**TASK TO CARRY OUT**
Transcribe every line from the top down to the line with "(lK) at (57,216)", both ends included, but not the pictures.

Begin

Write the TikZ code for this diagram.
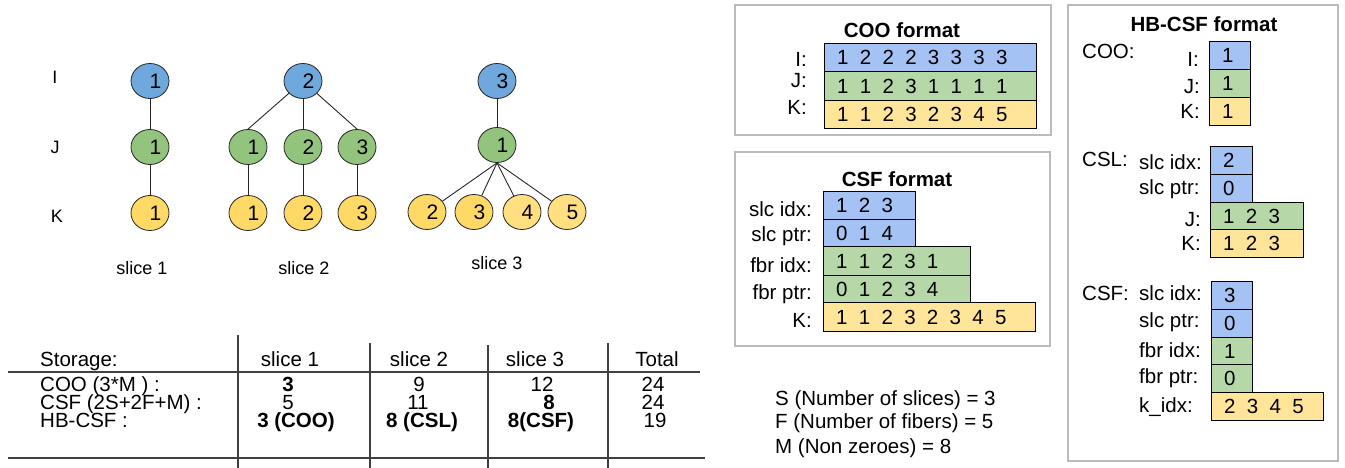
\documentclass[tikz,border=0pt]{standalone}
\usepackage{fontspec}
\setmainfont{Liberation Sans}
\usetikzlibrary{shapes.geometric}
\definecolor{vblue}{HTML}{6FA8DC}
\definecolor{vgreen}{HTML}{93C47D}
\definecolor{vyellow}{HTML}{FFD966}
\definecolor{vyellowb}{HTML}{FFDF80}
\definecolor{cblue}{HTML}{A4C2F4}
\definecolor{cgreen}{HTML}{B6D7A8}
\definecolor{cyellow}{HTML}{FFE599}
\definecolor{panelgray}{HTML}{BBBBBB}
\newcommand\dg{\hspace{11.3pt}}
\newcommand\vn[1]{\hspace*{11pt}#1}
\newcommand\cellrow[7]{%
  \node[cellbox, fill=#6, minimum width=#4pt, minimum height=#5pt, anchor=north west] (#1) at (#2,#3) {};
  \node[digs, anchor=west] (#1-d) at ([xshift=13pt]#1.west) {#7};}
\begin{document}
\begin{tikzpicture}[x=1pt,y=-1pt,
  vtx/.style={ellipse, draw=black!85, line width=0.8pt, minimum width=38pt, minimum height=35pt, inner sep=0pt, font=\fontsize{21}{21}\selectfont},
  vb/.style={vtx, fill=vblue}, vg/.style={vtx, fill=vgreen}, vy/.style={vtx, fill=vyellow}, vyb/.style={vtx, fill=vyellowb},
  edge/.style={draw=black!85, line width=0.9pt},
  glabel/.style={font=\fontsize{18}{18}\selectfont, inner sep=0pt},
  txt/.style={font=\fontsize{20.5}{20.5}\selectfont, inner sep=0pt},
  btxt/.style={font=\fontsize{20.5}{20.5}\selectfont\bfseries, inner sep=0pt},
  cellbox/.style={draw=black, line width=1pt, inner sep=0pt},
  digs/.style={font=\fontsize{20.5}{20.5}\selectfont, inner sep=0pt},
  panel/.style={draw=panelgray, line width=1.5pt},
  rule/.style={draw=black!75, line width=1.4pt}]
\useasboundingbox (0,0) rectangle (1345,468);

% ---------- graph ----------
\node[glabel] (lI) at (55,77) {I};
\node[glabel] (lJ) at (55,147) {J};
\node[glabel] (lK) at (57,216) {K};

\node[vb] (I1) at (150,81) {\vn{1}};
\node[vg] (J1) at (150,147) {\vn{1}};
\node[vy] (K1) at (150,213) {\vn{1}};

\node[vb] (I2) at (303,81) {\vn{2}};
\node[vg] (J2a) at (248,147) {\vn{1}};
\node[vg] (J2b) at (303,147) {\vn{2}};
\node[vg] (J2c) at (357,147) {\vn{3}};
\node[vy] (K2a) at (248,213) {\vn{1}};
\node[vy] (K2b) at (303,213) {\vn{2}};
\node[vy] (K2c) at (357,213) {\vn{3}};

\node[vb] (I3) at (497,81) {\vn{3}};
\node[vg] (J3) at (497,145) {\vn{1}};
\node[vy] (K3a) at (427,212) {\vn{2}};
\node[vy] (K3b) at (474,212) {\vn{3}};
\node[vyb] (K3c) at (522,212) {\vn{4}};
\node[vyb] (K3d) at (567,212) {\vn{5}};

\draw[edge] (I1) -- (J1);
\draw[edge] (J1) -- (K1);
\draw[edge] (I2) -- (J2a.north);
\draw[edge] (I2) -- (J2b);
\draw[edge] (I2) -- (J2c.north);
\draw[edge] (J2a) -- (K2a);
\draw[edge] (J2b) -- (K2b);
\draw[edge] (J2c) -- (K2c);
\draw[edge] (I3) -- (J3);
\draw[edge] (J3.south) -- (K3a);
\draw[edge] (J3.south) -- (K3b);
\draw[edge] (J3.south) -- (K3c);
\draw[edge] (J3.south) -- (K3d);

\node[glabel] (s1) at (142,268) {slice 1};
\node[glabel] (s2) at (304,268) {slice 2};
\node[glabel] (s3) at (497,263) {slice 3};

% ---------- table ----------
\draw[rule] (8,372) -- (700,372);
\draw[rule] (8,458) -- (705,458);
\draw[rule] (238,335) -- (238,468);
\draw[rule] (370,343) -- (370,468);
\draw[rule] (488,345) -- (488,468);
\draw[rule] (608,343) -- (608,468);

\node[txt, anchor=base west] (tS) at (40,366) {Storage:};
\node[txt, anchor=base west] (tC) at (40,391) {COO (3*M ) :};
\node[txt, anchor=base west] (tF) at (40,409) {CSF (2S+2F+M) :};
\node[txt, anchor=base west] (tH) at (40,427) {HB-CSF :};

\node[txt, anchor=base] (h1) at (290,366) {slice 1};
\node[txt, anchor=base] (h2) at (419,366) {slice 2};
\node[txt, anchor=base] (h3) at (535,366) {slice 3};
\node[txt, anchor=base] (h4) at (657,366) {Total};

\node[btxt, anchor=base] (c11) at (288,391) {3};
\node[txt, anchor=base] (c12) at (419,391) {9};
\node[txt, anchor=base] (c13) at (542,391) {12};
\node[txt, anchor=base] (c14) at (653,391) {24};

\node[txt, anchor=base] (c21) at (288,409) {5};
\node[txt, anchor=base] (c22) at (418,409) {11};
\node[btxt, anchor=base] (c23) at (549,409) {8};
\node[txt, anchor=base] (c24) at (653,409) {24};

\node[btxt, anchor=base] (c31) at (296,427) {3 (COO)};
\node[btxt, anchor=base] (c32) at (422,427) {8 (CSL)};
\node[btxt, anchor=base] (c33) at (541,427) {8(CSF)};
\node[txt, anchor=base] (c34) at (655,427) {19};

% ---------- COO format panel ----------
\draw[panel] (735,5) rectangle (1051,135);
\node[btxt, anchor=base] (cooT) at (902,38) {COO format};
\cellrow{cooI}{824}{43}{212}{28}{cblue}{1\dg 2\dg 2\dg 2\dg 3\dg 3\dg 3\dg 3}
\cellrow{cooJ}{824}{71}{212}{29}{cgreen}{1\dg 1\dg 2\dg 3\dg 1\dg 1\dg 1\dg 1}
\cellrow{cooK}{824}{100}{212}{28}{cyellow}{1\dg 1\dg 2\dg 3\dg 2\dg 3\dg 4\dg 5}
\node[txt, anchor=base east] (cooLI) at (807,67) {I:};
\node[txt, anchor=base east] (cooLJ) at (807,88) {J:};
\node[txt, anchor=base east] (cooLK) at (807,115) {K:};

% ---------- CSF format panel ----------
\draw[panel] (735,152) rectangle (1050,346);
\node[btxt, anchor=base] (csfT) at (897,186) {CSF format};
\cellrow{csfSI}{823}{191}{92}{28}{cblue}{1\dg 2\dg 3}
\cellrow{csfSP}{823}{219}{92}{27}{cblue}{0\dg 1\dg 4}
\cellrow{csfFI}{823}{246}{147}{29}{cgreen}{1\dg 1\dg 2\dg 3\dg 1}
\cellrow{csfFP}{823}{275}{147}{27}{cgreen}{0\dg 1\dg 2\dg 3\dg 4}
\cellrow{csfK}{823}{302}{212}{29}{cyellow}{1\dg 1\dg 2\dg 3\dg 2\dg 3\dg 4\dg 5}
\node[txt, anchor=base east] (csfL1) at (812,216) {slc idx:};
\node[txt, anchor=base east] (csfL2) at (812,241) {slc ptr:};
\node[txt, anchor=base east] (csfL3) at (812,272) {fbr idx:};
\node[txt, anchor=base east] (csfL4) at (812,299) {fbr ptr:};
\node[txt, anchor=base east] (csfL5) at (812,327) {K:};

% ---------- notes ----------
\node[txt, anchor=base west] (n1) at (775,405) {S (Number of slices) = 3};
\node[txt, anchor=base west] (n2) at (775,428) {F (Number of fibers) = 5};
\node[txt, anchor=base west] (n3) at (775,453) {M (Non zeroes) = 8};

% ---------- HB-CSF panel ----------
\draw[panel] (1068,5) rectangle (1338,461);
\node[btxt, anchor=base] (hbT) at (1204,32) {HB-CSF format};

\node[txt, anchor=base west] (hbCOO) at (1082,59) {COO:};
\cellrow{hcI}{1209}{41}{41}{28}{cblue}{1}
\cellrow{hcJ}{1209}{69}{41}{28}{cgreen}{1}
\cellrow{hcK}{1209}{97}{41}{28}{cyellow}{1}
\node[txt, anchor=base east] (hcLI) at (1199,67) {I:};
\node[txt, anchor=base east] (hcLJ) at (1200,94) {J:};
\node[txt, anchor=base east] (hcLK) at (1200,119) {K:};

\node[txt, anchor=base west] (hbCSL) at (1082,167) {CSL:};
\cellrow{hlSI}{1210}{146}{42}{28}{cblue}{2}
\cellrow{hlSP}{1210}{174}{42}{28}{cblue}{0}
\cellrow{hlJ}{1210}{202}{93}{27}{cgreen}{1\dg 2\dg 3}
\cellrow{hlK}{1210}{229}{93}{28}{cyellow}{1\dg 2\dg 3}
\node[txt, anchor=base west] (hlL1) at (1139,170) {slc idx:};
\node[txt, anchor=base west] (hlL2) at (1139,195) {slc ptr:};
\node[txt, anchor=base east] (hlL3) at (1201,226) {J:};
\node[txt, anchor=base east] (hlL4) at (1201,251) {K:};

\node[txt, anchor=base west] (hbCSF) at (1082,300) {CSF:};
\cellrow{hfSI}{1211}{281}{41}{28}{cblue}{3}
\cellrow{hfSP}{1211}{309}{41}{28}{cblue}{0}
\cellrow{hfFI}{1211}{337}{41}{27}{cgreen}{1}
\cellrow{hfFP}{1211}{364}{41}{28}{cgreen}{0}
\cellrow{hfK}{1211}{392}{112}{28}{cyellow}{2\dg 3\dg 4\dg 5}
\node[txt, anchor=base west] (hfL1) at (1139,300) {slc idx:};
\node[txt, anchor=base west] (hfL2) at (1139,327) {slc ptr:};
\node[txt, anchor=base west] (hfL3) at (1139,357) {fbr idx:};
\node[txt, anchor=base west] (hfL4) at (1139,383) {fbr ptr:};
\node[txt, anchor=base west] (hfL5) at (1139,412) {k\_idx:};
\end{tikzpicture}
\end{document}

End

**FULL OUTPUT**
Write the TikZ code for this diagram.
\documentclass[tikz,border=0pt]{standalone}
\usepackage{fontspec}
\setmainfont{Liberation Sans}
\usetikzlibrary{shapes.geometric}
\definecolor{vblue}{HTML}{6FA8DC}
\definecolor{vgreen}{HTML}{93C47D}
\definecolor{vyellow}{HTML}{FFD966}
\definecolor{vyellowb}{HTML}{FFDF80}
\definecolor{cblue}{HTML}{A4C2F4}
\definecolor{cgreen}{HTML}{B6D7A8}
\definecolor{cyellow}{HTML}{FFE599}
\definecolor{panelgray}{HTML}{BBBBBB}
\newcommand\dg{\hspace{11.3pt}}
\newcommand\vn[1]{\hspace*{11pt}#1}
\newcommand\cellrow[7]{%
  \node[cellbox, fill=#6, minimum width=#4pt, minimum height=#5pt, anchor=north west] (#1) at (#2,#3) {};
  \node[digs, anchor=west] (#1-d) at ([xshift=13pt]#1.west) {#7};}
\begin{document}
\begin{tikzpicture}[x=1pt,y=-1pt,
  vtx/.style={ellipse, draw=black!85, line width=0.8pt, minimum width=38pt, minimum height=35pt, inner sep=0pt, font=\fontsize{21}{21}\selectfont},
  vb/.style={vtx, fill=vblue}, vg/.style={vtx, fill=vgreen}, vy/.style={vtx, fill=vyellow}, vyb/.style={vtx, fill=vyellowb},
  edge/.style={draw=black!85, line width=0.9pt},
  glabel/.style={font=\fontsize{18}{18}\selectfont, inner sep=0pt},
  txt/.style={font=\fontsize{20.5}{20.5}\selectfont, inner sep=0pt},
  btxt/.style={font=\fontsize{20.5}{20.5}\selectfont\bfseries, inner sep=0pt},
  cellbox/.style={draw=black, line width=1pt, inner sep=0pt},
  digs/.style={font=\fontsize{20.5}{20.5}\selectfont, inner sep=0pt},
  panel/.style={draw=panelgray, line width=1.5pt},
  rule/.style={draw=black!75, line width=1.4pt}]
\useasboundingbox (0,0) rectangle (1345,468);

% ---------- graph ----------
\node[glabel] (lI) at (55,77) {I};
\node[glabel] (lJ) at (55,147) {J};
\node[glabel] (lK) at (57,216) {K};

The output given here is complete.